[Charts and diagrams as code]
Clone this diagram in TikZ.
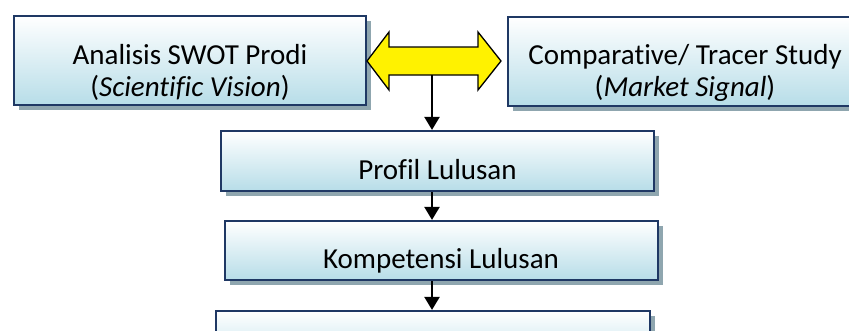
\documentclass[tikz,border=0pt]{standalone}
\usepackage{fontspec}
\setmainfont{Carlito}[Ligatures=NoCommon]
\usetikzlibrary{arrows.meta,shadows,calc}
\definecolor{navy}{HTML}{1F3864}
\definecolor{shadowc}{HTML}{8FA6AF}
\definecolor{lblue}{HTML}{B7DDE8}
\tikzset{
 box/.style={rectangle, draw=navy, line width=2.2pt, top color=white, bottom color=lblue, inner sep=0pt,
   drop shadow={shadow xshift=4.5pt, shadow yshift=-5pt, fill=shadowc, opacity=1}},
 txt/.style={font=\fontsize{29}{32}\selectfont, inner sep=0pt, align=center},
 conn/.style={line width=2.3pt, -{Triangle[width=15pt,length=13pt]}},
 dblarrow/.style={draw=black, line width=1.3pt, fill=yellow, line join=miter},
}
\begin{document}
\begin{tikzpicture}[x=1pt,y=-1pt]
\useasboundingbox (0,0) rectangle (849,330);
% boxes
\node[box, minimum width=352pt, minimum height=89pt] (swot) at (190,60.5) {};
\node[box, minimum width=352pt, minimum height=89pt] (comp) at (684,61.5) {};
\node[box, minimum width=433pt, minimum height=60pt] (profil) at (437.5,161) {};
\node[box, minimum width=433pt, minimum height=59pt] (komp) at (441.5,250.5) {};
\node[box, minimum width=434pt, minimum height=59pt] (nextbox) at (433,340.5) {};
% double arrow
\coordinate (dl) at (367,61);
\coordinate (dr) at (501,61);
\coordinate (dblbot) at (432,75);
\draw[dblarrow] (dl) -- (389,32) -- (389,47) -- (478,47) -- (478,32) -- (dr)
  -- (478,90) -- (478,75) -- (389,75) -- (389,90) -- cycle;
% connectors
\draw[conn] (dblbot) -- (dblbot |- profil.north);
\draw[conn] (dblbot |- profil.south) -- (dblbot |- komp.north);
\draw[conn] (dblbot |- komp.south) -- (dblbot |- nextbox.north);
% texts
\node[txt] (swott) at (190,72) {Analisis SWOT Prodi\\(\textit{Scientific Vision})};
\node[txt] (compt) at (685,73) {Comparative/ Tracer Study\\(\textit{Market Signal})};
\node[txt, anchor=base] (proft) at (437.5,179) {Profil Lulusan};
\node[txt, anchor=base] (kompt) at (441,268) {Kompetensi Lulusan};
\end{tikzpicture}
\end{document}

---

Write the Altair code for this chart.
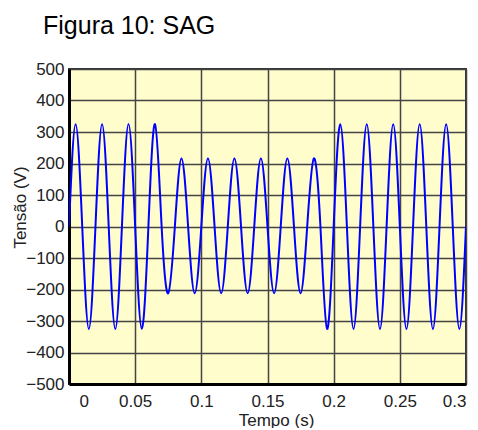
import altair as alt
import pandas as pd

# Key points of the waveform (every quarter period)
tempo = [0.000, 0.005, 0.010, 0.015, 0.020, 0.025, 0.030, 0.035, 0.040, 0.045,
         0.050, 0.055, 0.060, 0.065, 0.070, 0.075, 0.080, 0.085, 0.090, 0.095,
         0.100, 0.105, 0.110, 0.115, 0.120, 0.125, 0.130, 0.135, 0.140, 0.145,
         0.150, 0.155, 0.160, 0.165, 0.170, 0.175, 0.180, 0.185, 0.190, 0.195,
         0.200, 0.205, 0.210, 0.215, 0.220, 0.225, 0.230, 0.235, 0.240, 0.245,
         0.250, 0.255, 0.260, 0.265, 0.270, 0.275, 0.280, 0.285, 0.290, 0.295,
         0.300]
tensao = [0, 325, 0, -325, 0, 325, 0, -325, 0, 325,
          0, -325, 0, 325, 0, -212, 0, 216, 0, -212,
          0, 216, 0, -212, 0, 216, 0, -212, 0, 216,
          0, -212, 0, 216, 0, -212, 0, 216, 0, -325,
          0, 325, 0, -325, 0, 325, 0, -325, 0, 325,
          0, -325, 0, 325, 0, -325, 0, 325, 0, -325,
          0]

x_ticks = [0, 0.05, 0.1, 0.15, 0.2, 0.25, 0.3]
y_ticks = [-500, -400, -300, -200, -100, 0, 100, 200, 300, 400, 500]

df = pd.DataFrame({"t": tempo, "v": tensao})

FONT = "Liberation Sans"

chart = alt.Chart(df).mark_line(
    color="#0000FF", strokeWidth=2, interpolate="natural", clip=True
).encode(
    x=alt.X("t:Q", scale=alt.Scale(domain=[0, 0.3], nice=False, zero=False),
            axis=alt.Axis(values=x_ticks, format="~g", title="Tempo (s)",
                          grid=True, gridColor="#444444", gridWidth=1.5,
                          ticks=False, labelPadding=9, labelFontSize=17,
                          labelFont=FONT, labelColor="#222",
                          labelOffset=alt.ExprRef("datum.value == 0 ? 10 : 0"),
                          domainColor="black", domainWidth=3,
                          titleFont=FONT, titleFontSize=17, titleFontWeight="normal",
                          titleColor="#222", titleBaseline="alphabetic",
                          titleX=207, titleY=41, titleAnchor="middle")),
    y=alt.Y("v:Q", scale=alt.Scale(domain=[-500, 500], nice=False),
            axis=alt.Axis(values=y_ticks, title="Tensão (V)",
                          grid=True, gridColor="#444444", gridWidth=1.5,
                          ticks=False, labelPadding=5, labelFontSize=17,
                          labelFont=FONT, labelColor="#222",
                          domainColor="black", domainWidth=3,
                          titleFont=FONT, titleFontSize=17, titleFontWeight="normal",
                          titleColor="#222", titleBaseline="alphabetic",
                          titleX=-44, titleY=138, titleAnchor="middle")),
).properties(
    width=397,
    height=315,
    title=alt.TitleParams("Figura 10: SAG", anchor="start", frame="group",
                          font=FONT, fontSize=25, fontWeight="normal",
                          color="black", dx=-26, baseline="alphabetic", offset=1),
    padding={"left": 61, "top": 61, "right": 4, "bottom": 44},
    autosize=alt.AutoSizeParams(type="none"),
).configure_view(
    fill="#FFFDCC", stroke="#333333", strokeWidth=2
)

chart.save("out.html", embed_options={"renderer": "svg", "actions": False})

--

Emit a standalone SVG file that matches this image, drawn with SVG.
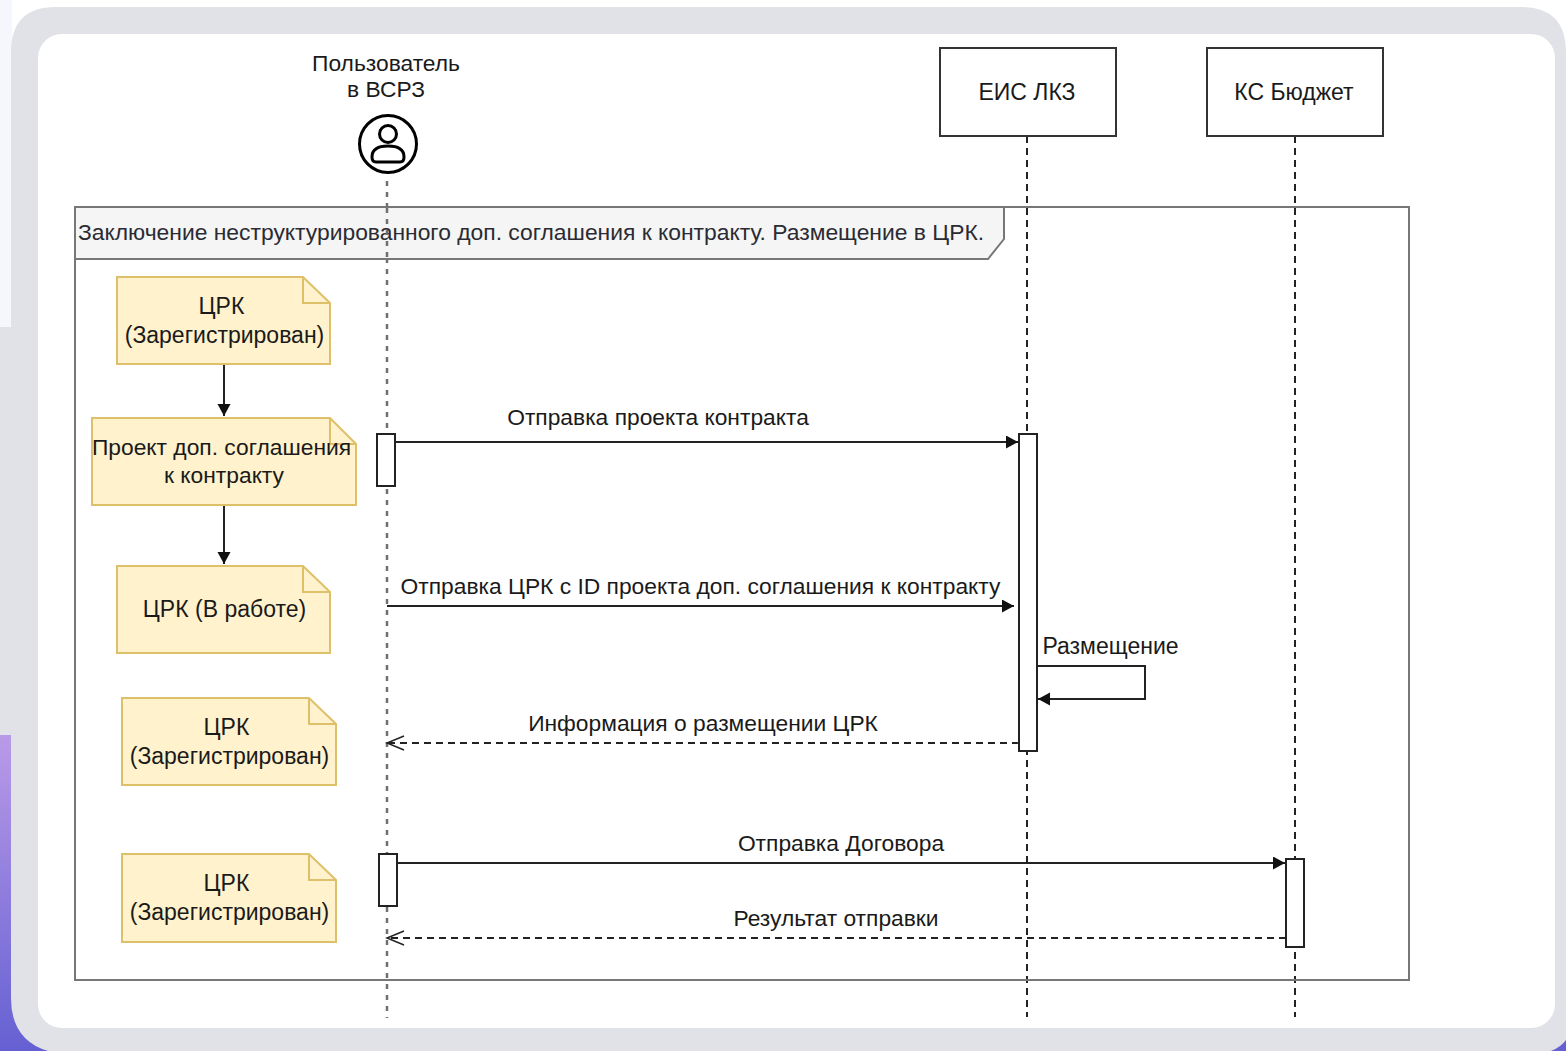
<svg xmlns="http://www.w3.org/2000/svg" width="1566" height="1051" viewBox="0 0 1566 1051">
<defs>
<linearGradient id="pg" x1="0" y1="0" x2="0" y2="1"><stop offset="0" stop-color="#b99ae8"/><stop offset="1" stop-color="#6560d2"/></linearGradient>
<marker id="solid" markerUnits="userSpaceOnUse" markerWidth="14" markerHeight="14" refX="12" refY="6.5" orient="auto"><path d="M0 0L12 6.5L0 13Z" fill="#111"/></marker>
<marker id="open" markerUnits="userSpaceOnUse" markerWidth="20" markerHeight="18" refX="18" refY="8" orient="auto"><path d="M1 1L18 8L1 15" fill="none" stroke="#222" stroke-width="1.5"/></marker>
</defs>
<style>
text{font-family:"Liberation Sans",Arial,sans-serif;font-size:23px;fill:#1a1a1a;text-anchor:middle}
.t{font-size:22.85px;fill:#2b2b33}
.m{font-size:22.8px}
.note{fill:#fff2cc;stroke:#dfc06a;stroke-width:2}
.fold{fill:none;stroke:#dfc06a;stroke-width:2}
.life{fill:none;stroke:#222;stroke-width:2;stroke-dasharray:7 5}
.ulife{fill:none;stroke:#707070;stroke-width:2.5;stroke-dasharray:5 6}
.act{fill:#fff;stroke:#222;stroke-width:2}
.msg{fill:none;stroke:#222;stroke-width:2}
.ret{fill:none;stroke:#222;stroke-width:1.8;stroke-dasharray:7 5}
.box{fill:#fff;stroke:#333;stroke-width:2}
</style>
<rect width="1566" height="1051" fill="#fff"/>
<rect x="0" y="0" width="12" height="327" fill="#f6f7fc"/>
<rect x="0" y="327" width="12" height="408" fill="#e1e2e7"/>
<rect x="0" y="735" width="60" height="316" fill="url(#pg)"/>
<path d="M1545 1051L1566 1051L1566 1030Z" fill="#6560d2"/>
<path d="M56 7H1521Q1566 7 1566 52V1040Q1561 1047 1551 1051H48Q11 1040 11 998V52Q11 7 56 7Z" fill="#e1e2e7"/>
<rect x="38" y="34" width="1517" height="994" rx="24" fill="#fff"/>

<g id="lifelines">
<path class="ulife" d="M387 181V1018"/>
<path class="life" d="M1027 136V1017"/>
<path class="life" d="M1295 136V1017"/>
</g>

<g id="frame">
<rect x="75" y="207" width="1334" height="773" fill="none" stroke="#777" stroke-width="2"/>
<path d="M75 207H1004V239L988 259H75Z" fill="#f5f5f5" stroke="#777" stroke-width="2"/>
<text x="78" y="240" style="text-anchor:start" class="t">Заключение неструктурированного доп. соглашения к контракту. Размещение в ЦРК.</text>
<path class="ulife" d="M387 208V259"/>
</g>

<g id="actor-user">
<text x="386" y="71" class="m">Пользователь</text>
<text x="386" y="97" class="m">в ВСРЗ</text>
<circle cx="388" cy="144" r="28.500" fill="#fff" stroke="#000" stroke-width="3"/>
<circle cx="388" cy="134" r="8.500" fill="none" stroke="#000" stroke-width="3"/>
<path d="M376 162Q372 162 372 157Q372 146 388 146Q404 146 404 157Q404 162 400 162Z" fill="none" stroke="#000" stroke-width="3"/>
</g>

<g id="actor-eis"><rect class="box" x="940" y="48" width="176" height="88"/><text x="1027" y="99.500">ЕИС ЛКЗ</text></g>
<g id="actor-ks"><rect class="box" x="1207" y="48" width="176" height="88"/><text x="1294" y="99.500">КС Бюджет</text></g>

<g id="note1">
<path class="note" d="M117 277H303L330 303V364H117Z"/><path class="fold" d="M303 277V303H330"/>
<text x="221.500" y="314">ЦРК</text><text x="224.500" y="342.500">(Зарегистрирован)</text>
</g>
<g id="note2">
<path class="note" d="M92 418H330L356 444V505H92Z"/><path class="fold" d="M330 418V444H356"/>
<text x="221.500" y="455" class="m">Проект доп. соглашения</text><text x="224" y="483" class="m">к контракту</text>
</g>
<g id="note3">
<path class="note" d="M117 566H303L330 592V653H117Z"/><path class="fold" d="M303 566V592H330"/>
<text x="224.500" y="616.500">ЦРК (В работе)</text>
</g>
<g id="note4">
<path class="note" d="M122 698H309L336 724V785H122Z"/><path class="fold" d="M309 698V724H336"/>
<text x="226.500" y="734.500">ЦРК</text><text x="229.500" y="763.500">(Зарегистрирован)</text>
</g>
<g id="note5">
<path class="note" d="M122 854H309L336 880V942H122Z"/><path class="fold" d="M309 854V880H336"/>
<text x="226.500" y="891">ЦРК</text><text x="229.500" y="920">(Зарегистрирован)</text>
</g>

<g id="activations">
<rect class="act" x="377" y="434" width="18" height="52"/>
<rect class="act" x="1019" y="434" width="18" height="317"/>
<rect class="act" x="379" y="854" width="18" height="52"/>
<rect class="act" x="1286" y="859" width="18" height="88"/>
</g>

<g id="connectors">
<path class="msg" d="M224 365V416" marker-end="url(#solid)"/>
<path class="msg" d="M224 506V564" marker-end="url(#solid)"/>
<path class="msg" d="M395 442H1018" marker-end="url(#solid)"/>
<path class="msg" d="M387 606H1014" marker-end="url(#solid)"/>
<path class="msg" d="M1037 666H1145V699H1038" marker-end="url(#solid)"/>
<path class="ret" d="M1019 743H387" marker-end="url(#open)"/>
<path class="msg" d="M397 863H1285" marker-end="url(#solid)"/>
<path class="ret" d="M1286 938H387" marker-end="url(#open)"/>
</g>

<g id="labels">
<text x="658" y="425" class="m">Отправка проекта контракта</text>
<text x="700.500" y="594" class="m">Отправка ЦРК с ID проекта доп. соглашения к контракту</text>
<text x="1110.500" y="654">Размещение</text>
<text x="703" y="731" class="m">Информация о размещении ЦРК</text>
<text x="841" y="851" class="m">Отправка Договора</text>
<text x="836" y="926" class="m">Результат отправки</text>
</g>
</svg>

▶ [What the task asks] Give again, word for word, the lines from the one that contains "Write the Altair code for this chart." to the one that contains "import pandas as pd", both included. Omit the pictures.

▶ [Answer]
Write the Altair code for this chart.
import altair as alt
import pandas as pd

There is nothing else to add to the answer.